Monday, September 15, 2014

PBL and Google 20% Time........In My Classroom

Better late than never!       This blog post was actually first drafted back in June...........

I know in my last post I promised to talk about Padlet.    However, my son ended up getting sick the week my students worked on it, so I can't directly comment much on how the students found it to use, so that post will have to wait until next school year..........

So, in my final blog post reflecting on technology in my classroom from this past year I thought I would share my observations on using Google's 20% in my classroom.........

The concept of 20% time comes from Google allowing their employees to spend one day of each work week developing a project that they feel has merit for the company.    From this investment came Gmail and Google Maps.

At the beginning of the school year, my PLC decided to give the concept of 20% time a shot.     For the most part we just "jumped in "......taking a risk......something that is encouraged by our administration.

When the final products were submitted at the end of the first semester, I think it was safe to say that both the students and the teachers were underwhelmed.

Believing in the concept, but wanting to see higher quality finished products, I sat down and reflected on what needed to be done to "fix" our project.

I felt that the following errors were made:
  1. To much time was given to the students.
  2. Too few check points were required throughout the semester
  3. There was not enough framework provided in order to ensure student success

I decided to try to design a project that addressed all of these perceived shortcomings that at the same time combined many of the skills that we had been working on throughout the course of the year.

I started by deciding that all students will create a webpage using Google Sites.    To try and create additional "buy in" I created a scenario to guide the project, which can be found HERE.

Throughout the course of the year, we had spent a lot of time focusing on skills.    The skills ranged from writing (thesis statements and argument development) to 21st Century Technology Skills (Padlet, Dipity, Thinglink, YouTube Editor, etc) to developing the skills of a historian (making inferences, point of view).    

I was hoping that I could create a project that encompassed all of these skills.  To achieve this, I created a list of requirements.   Among the requirements were.......

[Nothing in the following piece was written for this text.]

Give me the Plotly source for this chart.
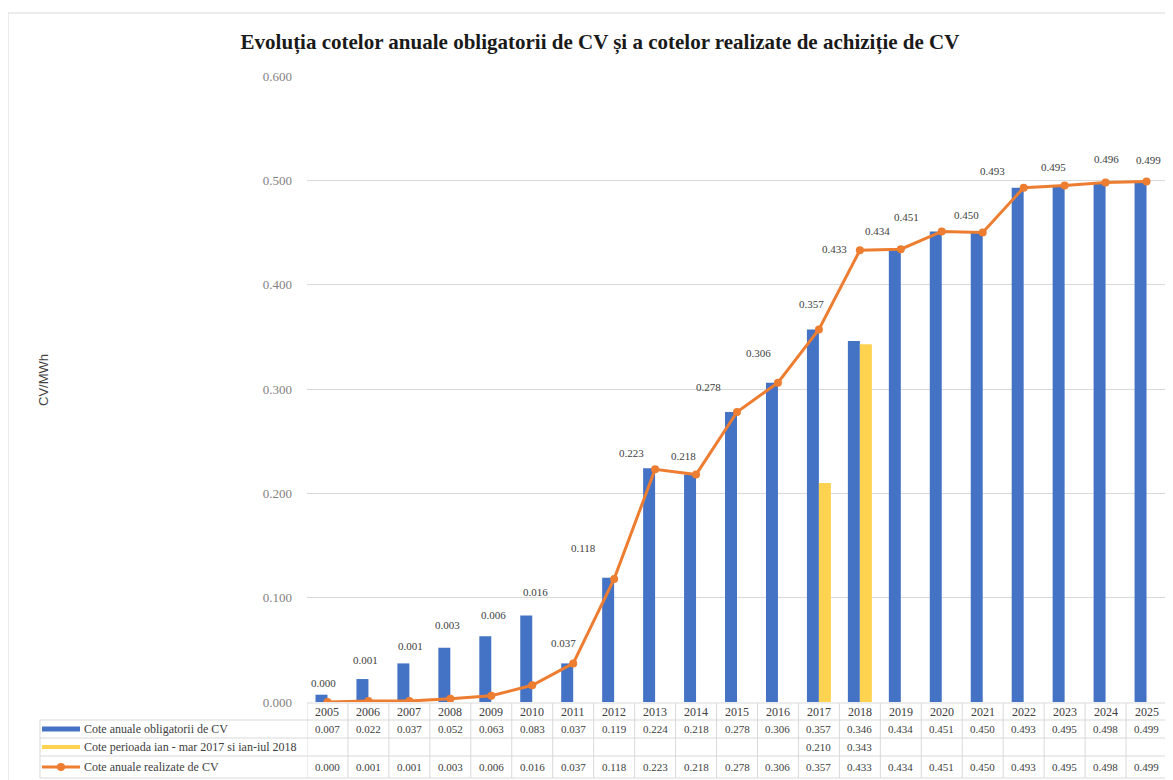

  1. Students had to choose a historical question to study.   (I had final approval for the question)
  2. Students had to write a thesis statement to answer their question per class requirements.
  3. Students would create a webpage using Google Sites that they could design as they saw fit as long as it contained all of the requirements of the project.
  4. To show their understanding of point-of-view, students had to present at least two different interpretations of their topic.
  5. To show the skill of inferencing, each website had to contain at least five links to resources that related to their topic that they felt someone who enjoyed their website may want to visit.
  6. To show their mastery of 21st Century Skills, they had to seamlessly embed four forms of digital media into their site.   One of these forms of media had to be something that they found on their own.
  7. Finally, they had to present their website to me in a ten minute role play situation based on the scenario that was provided to them.
Earlier today I watched the last of the ninety presentations.......HURRAY!   I did three before and after school each day since the middle of May.........

While not all students created masterpieces, the results were profoundly better than first semester!   The best of the students can be seen in these sample pages........

While the quality of the work was much better, there still are some things I would like to improve on for next year........

Among my goals for the summer/next school year will be to.......

     1.  Remember that as I am teaching the SKILLS that are embedded into each unit, I need to more 
     explicitly state the skill I am teaching.  Then, when the students are asked to perform the skills on 
     their project later in the year they more clearly will know what I am referring to.

     2.  How can I keep the entire class on PACE throughout the semester, so pieces of the project 
     aren't forgotten, dismissed or ignored because they run out of time at the end of the semester?  

     3.  How can I build in multiple ONE-ON-ONE meeting times with students throughout the 
     semester so I can give them quality feedback on their keep their work to ensure they remain 
     focused on their question and thesis?

     4.  How can I improve teaching the skill of ANALYSIS?

     5.  How do I teach SEAMLESS integration of technology?
All are tough questions........

Fortunately I have a couple of months in order to try and solve them!